我有一个包含此类功能的TFrecord文件
features = {
'features': tf.FixedLenFeature([17920], tf.float32),
'video_id': tf.FixedLenFeature([], tf.string),
'split_id': tf.FixedLenFeature([], tf.int64),
'audio': tf.FixedLenFeature([44100], tf.float32)
}
我目前获得迭代器的方式是这样的:
def getiterator(batch_size, decode_parallel_calls=1,repeat=False,
shuffle=False,
shuffle_buffer_size=None,
prefetch_size=None,
prefetch_gpu_num=None):
dataset = tf.data.TFRecordDataset(['../main.tfrecords'])

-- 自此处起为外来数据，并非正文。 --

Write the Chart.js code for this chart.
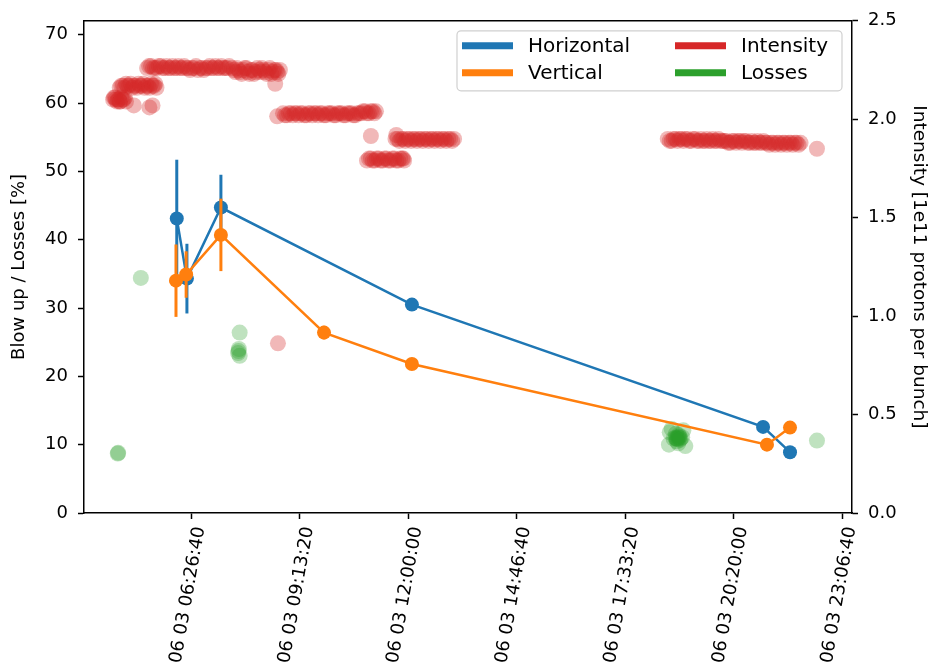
<!DOCTYPE html>
<html>
<head>
<meta charset="utf-8">
<script src="https://cdn.jsdelivr.net/npm/chart.js@4.4.0/dist/chart.umd.min.js"></script>
<style>
  body { margin: 0; background: #fff; }
  #wrap { width: 931px; height: 669px; }
</style>
</head>
<body>
<div id="wrap"><canvas id="chart" width="931" height="669"></canvas></div>
<script>
// time axis is hours of the day (06 03), ticks every 10000 s
const tickHours = [6.44444, 9.22222, 12, 14.77778, 17.55556, 20.33333, 23.11111];
const tickLabels = ["06 03 06:26:40", "06 03 09:13:20", "06 03 12:00:00", "06 03 14:46:40",
                    "06 03 17:33:20", "06 03 20:20:00", "06 03 23:06:40"];
const leftTicks = [0, 10, 20, 30, 40, 50, 60, 70];

// blow up [%] with error bars
const horTime = [6.08, 6.34, 7.21, 12.10, 21.09, 21.78];
const horValue = [43.1, 34.3, 44.7, 30.5, 12.6, 8.9];
const horError = [8.6, 5.1, 4.8, 0.8, 0.4, 0.4];

const verTime = [6.06, 6.32, 7.21, 9.85, 12.10, 21.19, 21.78];
const verValue = [34.0, 34.9, 40.7, 26.4, 21.8, 10.0, 12.5];
const verError = [5.3, 3.4, 5.3, 1.0, 0.3, 0.3, 0.3];

// losses [%]
const lossTime = [4.57, 4.58, 5.16, 7.69, 7.67, 7.65, 7.69, 7.66,
                  18.85, 18.90, 18.95, 18.88, 18.93, 18.98, 18.80, 19.02, 18.86, 18.92,
                  18.70, 18.68, 19.10, 19.05, 18.75, 18.89, 18.94, 18.91, 18.87, 18.96,
                  22.47];
const lossValue = [8.7, 8.8, 34.4, 26.4, 24.0, 23.4, 23.0, 23.7,
                   11.0, 10.8, 11.2, 10.5, 11.4, 10.9, 10.9, 11.1, 11.6, 10.2,
                   11.8, 10.0, 9.8, 12.1, 12.3, 10.9, 11.0, 11.1, 10.9, 10.7,
                   10.6];

// intensity [1e11 p/b] on the right axis
const intTime = [
  4.45, 4.50, 4.55, 4.60, 4.66, 4.72, 4.78,
  4.47, 4.52, 4.57, 4.63, 4.69, 4.75,
  4.62, 4.70, 4.78, 4.86, 4.94, 5.02, 5.10, 5.18, 5.26, 5.34, 5.42, 5.50, 5.56,
  4.66, 4.74, 4.82, 4.90, 4.98, 5.06, 5.14, 5.22, 5.30, 5.38, 5.46, 5.53,
  4.98, 5.38, 5.46, 4.62,
  5.32, 5.42, 5.52, 5.62, 5.72, 5.82, 5.92, 6.02, 6.12, 6.22, 6.32, 6.42, 6.52, 6.62, 6.72, 6.82,
  6.92, 7.02, 7.12, 7.22, 7.32, 7.42,
  5.37, 5.47, 5.57, 5.67, 5.77, 5.87, 5.97, 6.07, 6.17, 6.27, 6.37, 6.47, 6.57, 6.67, 6.77, 6.87,
  6.97, 7.07, 7.17, 7.27, 7.37,
  7.50, 7.58, 7.66, 7.74, 7.82, 7.90, 7.98, 8.06, 8.14, 8.22, 8.30, 8.38, 8.46, 8.54, 8.62, 8.68,
  7.54, 7.62, 7.70, 7.78, 7.86, 7.94, 8.02, 8.10, 8.18, 8.26, 8.34, 8.42, 8.50, 8.58, 8.65,
  8.72, 8.60,
  8.65, 8.67,
  8.80, 8.90, 9.00, 9.10, 9.20, 9.30, 9.40, 9.50, 9.60, 9.70, 9.80, 9.90, 10.00, 10.10, 10.20,
  10.30, 10.40, 10.50, 10.60, 10.70, 10.80, 10.90, 11.00, 11.10, 11.18,
  8.85, 8.95, 9.05, 9.15, 9.25, 9.35, 9.45, 9.55, 9.65, 9.75, 9.85, 9.95, 10.05, 10.15, 10.25,
  10.35, 10.45, 10.55, 10.65, 10.75, 10.85, 10.95, 11.05, 11.14,
  11.05,
  10.95, 11.05, 11.15, 11.25, 11.35, 11.45, 11.55, 11.65, 11.75, 11.85, 11.90,
  11.00, 11.10, 11.20, 11.30, 11.40, 11.50, 11.60, 11.70, 11.80, 11.88,
  11.68, 11.78, 11.88, 11.98, 12.08, 12.18, 12.28, 12.38, 12.48, 12.58, 12.68, 12.78, 12.88,
  12.98, 13.08, 13.18, 11.70,
  11.73, 11.83, 11.93, 12.03, 12.13, 12.23, 12.33, 12.43, 12.53, 12.63, 12.73, 12.83, 12.93,
  13.03, 13.13,
  18.65, 18.75, 18.85, 18.95, 19.05, 19.15, 19.25, 19.35, 19.45, 19.55, 19.65, 19.75, 19.85,
  19.95, 20.05, 20.15, 20.25, 20.35, 20.45, 20.55, 20.65, 20.75, 20.85, 20.95, 21.05, 21.15,
  21.25, 21.35, 21.45, 21.55, 21.65, 21.75, 21.85, 21.95, 22.05,
  18.70, 18.80, 18.90, 19.00, 19.10, 19.20, 19.30, 19.40, 19.50, 19.60, 19.70, 19.80, 19.90,
  20.00, 20.10, 20.20, 20.30, 20.40, 20.50, 20.60, 20.70, 20.80, 20.90, 21.00, 21.10, 21.20,
  21.30, 21.40, 21.50, 21.60, 21.70, 21.80, 21.90, 22.00,
  22.47
];
const intValue = [
  2.10, 2.11, 2.09, 2.10, 2.11, 2.10, 2.09,
  2.11, 2.10, 2.10, 2.09, 2.10, 2.11,
  2.16, 2.17, 2.18, 2.17, 2.16, 2.17, 2.18, 2.17, 2.16, 2.17, 2.18, 2.17, 2.16,
  2.17, 2.16, 2.17, 2.18, 2.17, 2.16, 2.17, 2.18, 2.17, 2.16, 2.17, 2.18,
  2.07, 2.06, 2.07, 2.09,
  2.26, 2.27, 2.26, 2.27, 2.26, 2.27, 2.26, 2.26, 2.27, 2.26, 2.26, 2.25, 2.26, 2.25, 2.26, 2.26,
  2.27, 2.26, 2.26, 2.27, 2.26, 2.27,
  2.27, 2.26, 2.26, 2.27, 2.26, 2.26, 2.27, 2.26, 2.26, 2.27, 2.26, 2.26, 2.27, 2.26, 2.25, 2.26,
  2.26, 2.27, 2.26, 2.26, 2.26,
  2.26, 2.24, 2.25, 2.23, 2.26, 2.24, 2.25, 2.23, 2.26, 2.24, 2.25, 2.23, 2.26, 2.24, 2.25, 2.23,
  2.25, 2.26, 2.24, 2.25, 2.26, 2.23, 2.25, 2.24, 2.25, 2.26, 2.24, 2.25, 2.23, 2.25, 2.24,
  2.25, 2.18,
  2.015, 0.862,
  2.03, 2.02, 2.03, 2.03, 2.02, 2.03, 2.02, 2.03, 2.03, 2.02, 2.03, 2.02, 2.03, 2.02, 2.03,
  2.03, 2.02, 2.03, 2.02, 2.03, 2.03, 2.04, 2.03, 2.04, 2.04,
  2.02, 2.03, 2.02, 2.03, 2.03, 2.02, 2.03, 2.02, 2.03, 2.03, 2.02, 2.03, 2.03, 2.02, 2.03,
  2.02, 2.03, 2.03, 2.02, 2.03, 2.04, 2.03, 2.04, 2.03,
  1.915,
  1.79, 1.80, 1.79, 1.80, 1.79, 1.80, 1.79, 1.80, 1.79, 1.80, 1.79,
  1.80, 1.79, 1.80, 1.79, 1.80, 1.79, 1.80, 1.79, 1.80, 1.80,
  1.90, 1.89, 1.90, 1.90, 1.89, 1.90, 1.90, 1.89, 1.90, 1.90, 1.89, 1.90, 1.90,
  1.89, 1.90, 1.90, 1.92,
  1.90, 1.90, 1.89, 1.90, 1.90, 1.89, 1.90, 1.90, 1.89, 1.90, 1.90, 1.89, 1.90,
  1.90, 1.89,
  1.90, 1.89, 1.90, 1.90, 1.89, 1.90, 1.89, 1.90, 1.89, 1.89, 1.90, 1.89, 1.89,
  1.90, 1.89, 1.89, 1.88, 1.89, 1.89, 1.88, 1.89, 1.88, 1.88, 1.89, 1.88, 1.88,
  1.87, 1.88, 1.88, 1.87, 1.88, 1.88, 1.87, 1.88, 1.88,
  1.89, 1.90, 1.89, 1.90, 1.90, 1.89, 1.90, 1.89, 1.90, 1.89, 1.89, 1.90, 1.89,
  1.89, 1.89, 1.88, 1.89, 1.88, 1.89, 1.89, 1.88, 1.89, 1.88, 1.88, 1.89, 1.88,
  1.88, 1.87, 1.88, 1.88, 1.87, 1.88, 1.88, 1.87,
  1.85
];

const BLUE = "#1f77b4", ORANGE = "#ff7f0e", RED = "#d62728", GREEN = "#2ca02c";

function pts(xs, ys) {
  return xs.map((x, i) => ({ x: x, y: ys[i] }));
}

Chart.defaults.font.family = "'DejaVu Sans', sans-serif";
Chart.defaults.color = "#000";

// vertical error bars, drawn just before the dataset so markers sit on top
const errorBars = {
  id: "errorBars",
  beforeDatasetDraw(chart, args) {
    const ds = chart.data.datasets[args.index];
    if (!ds.errors) return;
    const ctx = chart.ctx;
    const yScale = chart.scales[ds.yAxisID || "y"];
    ctx.save();
    ctx.strokeStyle = ds.borderColor;
    ctx.lineWidth = 3;
    args.meta.data.forEach((p, i) => {
      const v = ds.data[i].y, e = ds.errors[i];
      ctx.beginPath();
      ctx.moveTo(p.x, yScale.getPixelForValue(v + e));
      ctx.lineTo(p.x, yScale.getPixelForValue(v - e));
      ctx.stroke();
    });
    ctx.restore();
  }
};

// top spine + matplotlib style legend box in the upper right
const frameAndLegend = {
  id: "frameAndLegend",
  afterDraw(chart) {
    const ctx = chart.ctx;
    const a = chart.chartArea;
    ctx.save();
    ctx.strokeStyle = "#000";
    ctx.lineWidth = 1.5;
    ctx.beginPath();
    ctx.moveTo(a.left, a.top);
    ctx.lineTo(a.right, a.top);
    ctx.stroke();

    const bx = a.right - 395, by = a.top + 10, bw = 385, bh = 60;
    ctx.fillStyle = "rgba(255,255,255,0.8)";
    ctx.strokeStyle = "#d0d0d0";
    ctx.lineWidth = 1.2;
    ctx.beginPath();
    ctx.roundRect(bx, by, bw, bh, 4);
    ctx.fill();
    ctx.stroke();

    const order = ["Horizontal", "Vertical", "Intensity", "Losses"];
    ctx.font = "20px 'DejaVu Sans'";
    ctx.textBaseline = "middle";
    order.forEach((name, k) => {
      const ds = chart.data.datasets.find(d => d.label === name);
      const col = Math.floor(k / 2), row = k % 2;
      const x0 = bx + 5 + col * 213, y0 = by + 15 + row * 27;
      ctx.strokeStyle = ds.legendColor;
      ctx.lineWidth = 7;
      ctx.beginPath();
      ctx.moveTo(x0, y0);
      ctx.lineTo(x0 + 51, y0);
      ctx.stroke();
      ctx.fillStyle = "#000";
      ctx.fillText(name, x0 + 66, y0 + 1);
    });
    ctx.restore();
  }
};

new Chart(document.getElementById("chart"), {
  type: "scatter",
  data: {
    datasets: [
      {
        label: "Vertical", data: pts(verTime, verValue), errors: verError,
        showLine: true, borderColor: ORANGE, backgroundColor: ORANGE, legendColor: ORANGE,
        borderWidth: 2.5, pointRadius: 7, pointHoverRadius: 7, pointBorderWidth: 0,
        yAxisID: "y", order: 1
      },
      {
        label: "Horizontal", data: pts(horTime, horValue), errors: horError,
        showLine: true, borderColor: BLUE, backgroundColor: BLUE, legendColor: BLUE,
        borderWidth: 2.5, pointRadius: 7, pointHoverRadius: 7, pointBorderWidth: 0,
        yAxisID: "y", order: 2
      },
      {
        label: "Losses", data: pts(lossTime, lossValue),
        backgroundColor: "rgba(44,160,44,0.3)", legendColor: GREEN,
        pointRadius: 8, pointBorderWidth: 0, yAxisID: "y", order: 3
      },
      {
        label: "Intensity", data: pts(intTime, intValue),
        backgroundColor: "rgba(214,39,40,0.33)", legendColor: RED,
        pointRadius: 8, pointBorderWidth: 0, yAxisID: "y2", order: 4
      }
    ]
  },
  options: {
    responsive: false,
    animation: false,
    devicePixelRatio: 1,
    layout: { padding: { top: 17, left: 0, right: 0, bottom: 0 } },
    plugins: { legend: { display: false }, tooltip: { enabled: false } },
    scales: {
      x: {
        type: "linear", position: "bottom", min: 3.705, max: 23.367,
        afterBuildTicks: s => { s.ticks = tickHours.map(v => ({ value: v })); },
        afterFit: s => { s.height = 156; },
        ticks: {
          font: { size: 18 }, maxRotation: 80, minRotation: 80, padding: 6, labelOffset: 9,
          autoSkip: false,
          callback: (v) => tickLabels[tickHours.indexOf(v)]
        },
        grid: { drawOnChartArea: false, tickLength: 6, tickColor: "#000", tickWidth: 1.5 },
        border: { color: "#000", width: 1.5 }
      },
      y: {
        position: "left", min: 0, max: 72.03,
        afterBuildTicks: s => { s.ticks = leftTicks.map(v => ({ value: v })); },
        afterFit: s => { s.width = 84; },
        ticks: { font: { size: 18 }, padding: 10 },
        grid: { drawOnChartArea: false, tickLength: 6, tickColor: "#000", tickWidth: 1.5 },
        border: { color: "#000", width: 1.5 },
        title: { display: true, text: "Blow up / Losses [%]", font: { size: 18 }, padding: { top: 9, bottom: 0 } }
      },
      y2: {
        position: "right", min: 0, max: 2.5,
        afterFit: s => { s.width = 79; },
        ticks: { font: { size: 18 }, padding: 10, stepSize: 0.5, callback: v => v.toFixed(1) },
        grid: { drawOnChartArea: false, tickLength: 6, tickColor: "#000", tickWidth: 1.5 },
        border: { color: "#000", width: 1.5 },
        title: { display: true, text: "Intensity [1e11 protons per bunch]", font: { size: 18.5 }, padding: { top: 1, bottom: 0 } }
      }
    }
  },
  plugins: [errorBars, frameAndLegend]
});
</script>
</body>
</html>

# Shuffle all filepaths every epoch
if shuffle:
dataset = dataset.shuffle(buffer_size=sum(1 for _ in tf.python_io.tf_record_iterator('../main.tfrecords')))
# Repeat
if repeat:
dataset = dataset.repeat()
# Shuffle examples
if shuffle:
dataset = dataset.shuffle(buffer_size=shuffle_buffer_size)
def extract_fn(data_record):
features = {
'features': tf.FixedLenFeature([17920], tf.float32),
'video_id': tf.FixedLenFeature([], tf.string),
'split_id': tf.FixedLenFeature([], tf.int64),
'audio': tf.FixedLenFeature([44100], tf.float32)
}
return tf.parse_single_example(data_record, features)
dataset = dataset.map(extract_fn, num_parallel_calls=decode_parallel_calls)
# Make batches
dataset = dataset.batch(batch_size, drop_remainder=True)
# Get tensors
iterator = dataset.make_one_shot_iterator()
return iterator.get_next()
我感兴趣的一件事是通过下采样到16000Hz来预处理音频数据。但是,我不确定该怎么做,因为我目前只获得张量。什么是好的方法?
您可以简单地将下采样逻辑放在extract_fn
中。
def extract_fn(data_record):
features = {
'features': tf.FixedLenFeature([17920], tf.float32),
'video_id': tf.FixedLenFeature([], tf.string),
'split_id': tf.FixedLenFeature([], tf.int64),
'audio': tf.FixedLenFeature([44100], tf.float32)
}
features_in = tf.parse_single_example(data_record, features)
# This is your audio tensor before downsampling.
audio_tensor = features_in['audio']
# Doing something to downsample audio_tensor
downsampled_audio_tensor = do_something(audio_tensor)
# Now I assume you need every other tensors as is, but replace the audio with
# the one we downsampled above.
features_out = {
'features': features_in['features'],
'video_id': features_in['video_id'],
'split_id': features_in['split_id'],
'audio': downsampled_audio_tensor,
}
return features_out